The problem = Repeat exactly the lines from the one containing "Clone this chart in matplotlib." through the one containing "plt.rcParams['font.family'] = ['Liberation", both lines included, please, without any other lines.
— START OF Dataset records —
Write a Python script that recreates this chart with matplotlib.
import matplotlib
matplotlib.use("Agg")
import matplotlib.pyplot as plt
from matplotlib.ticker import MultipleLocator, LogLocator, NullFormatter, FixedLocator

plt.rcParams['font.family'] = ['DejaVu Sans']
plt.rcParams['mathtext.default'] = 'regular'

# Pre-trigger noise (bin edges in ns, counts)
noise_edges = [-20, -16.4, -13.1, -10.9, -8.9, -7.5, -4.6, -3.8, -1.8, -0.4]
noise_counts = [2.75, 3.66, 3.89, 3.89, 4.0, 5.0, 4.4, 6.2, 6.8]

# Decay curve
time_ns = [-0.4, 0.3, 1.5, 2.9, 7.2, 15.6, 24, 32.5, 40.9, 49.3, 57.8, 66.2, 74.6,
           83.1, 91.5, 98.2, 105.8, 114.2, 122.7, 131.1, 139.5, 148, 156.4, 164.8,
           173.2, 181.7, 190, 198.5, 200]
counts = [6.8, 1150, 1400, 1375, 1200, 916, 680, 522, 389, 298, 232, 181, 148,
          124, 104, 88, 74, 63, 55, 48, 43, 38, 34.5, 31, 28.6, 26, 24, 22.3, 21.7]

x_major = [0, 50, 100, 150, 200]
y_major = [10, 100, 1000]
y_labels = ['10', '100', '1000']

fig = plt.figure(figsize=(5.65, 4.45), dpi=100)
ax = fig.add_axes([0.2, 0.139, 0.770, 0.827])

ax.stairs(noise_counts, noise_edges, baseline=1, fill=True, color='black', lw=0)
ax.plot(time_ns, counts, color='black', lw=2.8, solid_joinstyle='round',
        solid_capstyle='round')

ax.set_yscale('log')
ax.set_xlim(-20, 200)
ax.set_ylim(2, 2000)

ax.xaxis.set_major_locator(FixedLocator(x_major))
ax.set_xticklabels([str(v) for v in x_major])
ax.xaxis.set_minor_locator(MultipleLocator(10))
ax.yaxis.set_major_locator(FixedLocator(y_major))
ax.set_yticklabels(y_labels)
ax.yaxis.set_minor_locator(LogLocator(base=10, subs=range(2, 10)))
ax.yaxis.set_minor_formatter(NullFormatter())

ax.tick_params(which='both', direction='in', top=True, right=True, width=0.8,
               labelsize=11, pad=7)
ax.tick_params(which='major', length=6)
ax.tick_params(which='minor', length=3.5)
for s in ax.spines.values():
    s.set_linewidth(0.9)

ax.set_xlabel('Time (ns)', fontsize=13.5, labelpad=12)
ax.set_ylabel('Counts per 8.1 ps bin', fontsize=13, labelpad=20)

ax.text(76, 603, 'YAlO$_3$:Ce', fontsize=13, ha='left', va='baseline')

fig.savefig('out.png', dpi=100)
— END OF Dataset records —
— START OF Dataset records —
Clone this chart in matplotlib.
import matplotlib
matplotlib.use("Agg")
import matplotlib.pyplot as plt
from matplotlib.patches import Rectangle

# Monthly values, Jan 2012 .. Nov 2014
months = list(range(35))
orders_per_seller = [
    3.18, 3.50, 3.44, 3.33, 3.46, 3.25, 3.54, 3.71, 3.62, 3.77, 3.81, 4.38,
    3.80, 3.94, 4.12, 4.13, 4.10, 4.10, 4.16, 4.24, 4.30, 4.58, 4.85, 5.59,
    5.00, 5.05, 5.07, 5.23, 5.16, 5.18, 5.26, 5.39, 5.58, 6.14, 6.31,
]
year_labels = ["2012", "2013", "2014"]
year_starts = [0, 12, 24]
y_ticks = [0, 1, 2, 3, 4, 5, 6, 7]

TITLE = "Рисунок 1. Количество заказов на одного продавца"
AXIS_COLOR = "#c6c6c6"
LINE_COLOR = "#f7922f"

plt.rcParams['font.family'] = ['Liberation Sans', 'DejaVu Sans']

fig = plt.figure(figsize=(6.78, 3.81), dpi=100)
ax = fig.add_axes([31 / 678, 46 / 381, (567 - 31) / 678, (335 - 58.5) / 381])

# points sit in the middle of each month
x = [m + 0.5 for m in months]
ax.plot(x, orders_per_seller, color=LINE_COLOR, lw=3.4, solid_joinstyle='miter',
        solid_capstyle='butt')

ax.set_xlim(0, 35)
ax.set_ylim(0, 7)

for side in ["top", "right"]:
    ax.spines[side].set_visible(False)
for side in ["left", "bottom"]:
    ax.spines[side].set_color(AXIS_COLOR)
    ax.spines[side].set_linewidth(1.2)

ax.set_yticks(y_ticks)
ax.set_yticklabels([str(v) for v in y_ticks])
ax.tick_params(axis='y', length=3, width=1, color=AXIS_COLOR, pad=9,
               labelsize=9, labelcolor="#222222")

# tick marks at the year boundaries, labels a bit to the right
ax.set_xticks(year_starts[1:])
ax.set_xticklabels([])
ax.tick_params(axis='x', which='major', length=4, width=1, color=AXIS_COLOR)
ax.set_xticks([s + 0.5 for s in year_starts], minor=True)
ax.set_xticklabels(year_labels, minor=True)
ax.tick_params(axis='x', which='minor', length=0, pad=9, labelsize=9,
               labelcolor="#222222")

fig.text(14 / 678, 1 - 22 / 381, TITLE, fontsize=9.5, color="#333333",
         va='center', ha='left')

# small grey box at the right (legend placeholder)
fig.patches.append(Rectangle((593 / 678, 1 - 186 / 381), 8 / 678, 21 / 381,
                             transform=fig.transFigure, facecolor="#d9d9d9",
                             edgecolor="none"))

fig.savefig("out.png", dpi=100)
— END OF Dataset records —
Problem solution =
Clone this chart in matplotlib.
import matplotlib
matplotlib.use("Agg")
import matplotlib.pyplot as plt
from matplotlib.patches import Rectangle

# Monthly values, Jan 2012 .. Nov 2014
months = list(range(35))
orders_per_seller = [
    3.18, 3.50, 3.44, 3.33, 3.46, 3.25, 3.54, 3.71, 3.62, 3.77, 3.81, 4.38,
    3.80, 3.94, 4.12, 4.13, 4.10, 4.10, 4.16, 4.24, 4.30, 4.58, 4.85, 5.59,
    5.00, 5.05, 5.07, 5.23, 5.16, 5.18, 5.26, 5.39, 5.58, 6.14, 6.31,
]
year_labels = ["2012", "2013", "2014"]
year_starts = [0, 12, 24]
y_ticks = [0, 1, 2, 3, 4, 5, 6, 7]

TITLE = "Рисунок 1. Количество заказов на одного продавца"
AXIS_COLOR = "#c6c6c6"
LINE_COLOR = "#f7922f"

plt.rcParams['font.family'] = ['Liberation Sans', 'DejaVu Sans']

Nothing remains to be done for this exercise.